Artikel 12 Algemene afwijkingsregels

Mits geen onevenredige afbreuk wordt gedaan aan de verkeersveiligheid, het straat- en bebouwingsbeeld en de gebruiksmogelijkheden van aangrenzende gronden en bouwwerken kan met een omgevingsvergunning worden afgeweken van de regels van het plan voor:

  • a. de regels ten aanzien van het overschrijden van de bouwhoogte en oppervlakte van gebouwen, met niet meer dan 10%;
  • b. het overschrijden van de bestemmingsregels inzake de bouwhoogte van overige bouwwerken, geen gebouwen zijnde, met niet meer dan 20%;
  • c. geringe afwijkingen van het beloop van een weg, groenstroken of begrenzing van bestemmingen, indien bij definitieve uitmeting en verkaveling blijkt dat deze geringe afwijkingen vanwege het belang van een juiste verwerkelijking van het plan gewenst of noodzakelijk zijn, mits de afwijkingen ten opzichte van hetgeen is aangegeven niet meer dan 4,00 m bedragen.

Artikel 13 Overige regels

13.1 Voldoende parkeergelegenheid
  • a. Een bouwwerk, waarvan een behoefte aan parkeergelegenheid wordt verwacht, kan niet worden gebouwd of gebruikt wanneer op het bouwperceel of in de omgeving daarvan niet in voldoende parkeergelegenheid is voorzien en in stand wordt gehouden;
  • b. Bij een omgevingsvergunning wordt aan de hand van op dat moment van toepassing zijnde beleidsregels bepaald of er sprake is van voldoende parkeergelegenheid;
  • c.
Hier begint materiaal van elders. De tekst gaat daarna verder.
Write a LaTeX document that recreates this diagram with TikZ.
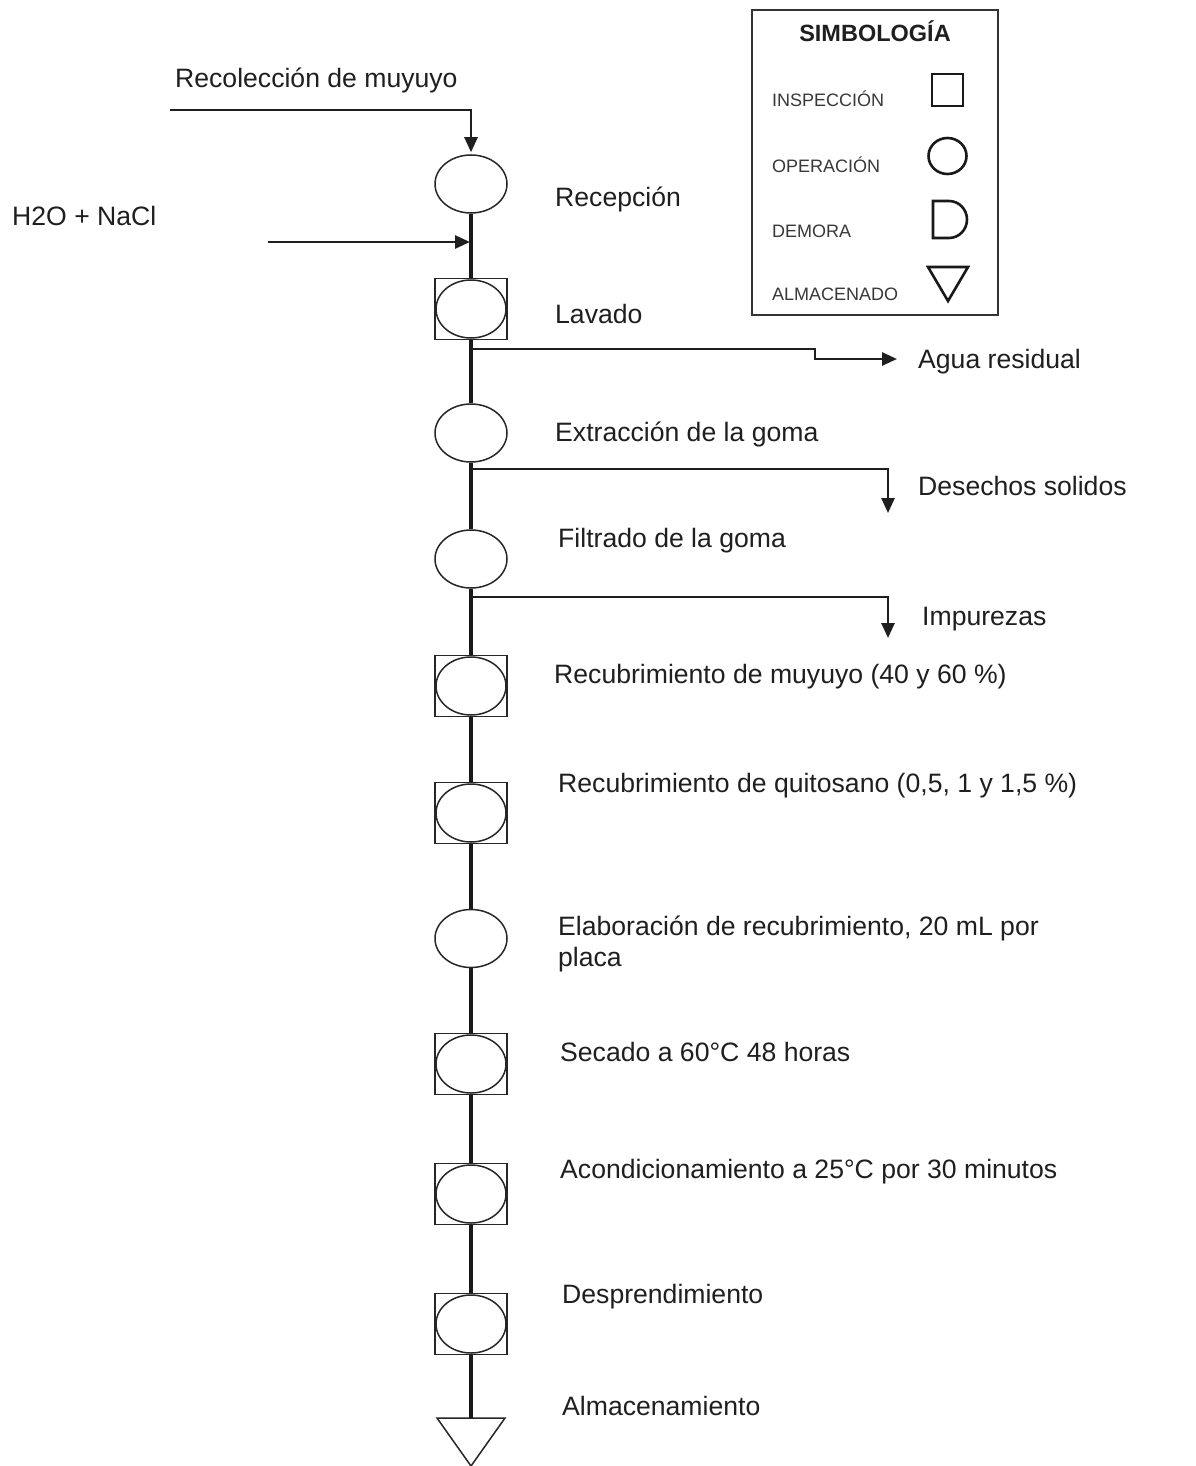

Bij een omgevingsvergunning kan worden afgeweken van het bepaalde in sub a en worden toegestaan dat in minder dan voldoende parkeergelegenheid wordt voorzien, mits dit geen onevenredige afbreuk doet aan de parkeersituatie.

Hoofdstuk 4 Overgangs- en slotregels

Artikel 14 Overgangsrecht

14.1 Overgangsrecht bouwwerken
  • a. Een bouwwerk dat op het tijdstip van inwerkingtreding van het bestemmingsplan aanwezig of in uitvoering is, dan wel gebouwd kan worden krachtens een omgevingsvergunning voor het bouwen, en afwijkt van het plan, mag, mits deze afwijking naar aard en omvang niet wordt vergroot,
    • 1. gedeeltelijk worden vernieuwd of veranderd;
    • 2. na het teniet gaan ten gevolge van een calamiteit geheel worden vernieuwd of veranderd, mits de aanvraag van de omgevingsvergunning voor het bouwen wordt gedaan binnen twee jaar na de dag waarop het bouwwerk is teniet gegaan.
  • b. Het bevoegd gezag kan eenmalig in afwijking van het bepaalde in sublid a. een omgevingsvergunning verlenen voor het vergroten van de inhoud van een bouwwerk als bedoeld in het sublid a. met maximaal 10%.
  • c. Sublid a is niet van toepassing op bouwwerken die weliswaar bestaan op het tijdstip van inwerkingtreding van het plan, maar zijn gebouwd zonder vergunning en in strijd met het daarvoor geldende plan, daaronder begrepen de overgangsbepaling van dat plan.
14.2 Overgangsrecht gebruik
  • a. Het gebruik van grond en bouwwerken dat bestond op het tijdstip van inwerkingtreding van het bestemmingsplan en hiermee in strijd is, mag worden voortgezet.
  • b. Het is verboden het met het bestemmingsplan strijdige gebruik, bedoeld in sublid a., te veranderen of te laten veranderen in een ander met dat plan strijdig gebruik, tenzij door deze verandering de afwijking naar aard en omvang wordt verkleind.
  • c. Indien het gebruik, bedoeld in sublid a., na het tijdstip van inwerkingtreding van het plan voor een periode langer dan een jaar wordt onderbroken, is het verboden dit gebruik daarna te hervatten of te laten hervatten.
  • d. Sublid a is niet van toepassing op het gebruik dat reeds in strijd was met het voorheen geldende bestemmingsplan, daaronder begrepen de overgangsbepalingen van dat plan.

Artikel 15 Slotregel

Deze regels worden aangehaald als:

Regels van het bestemmingsplan Poort van Dronten (D2002) .

Behorend bij het besluit van 17 oktober 2019.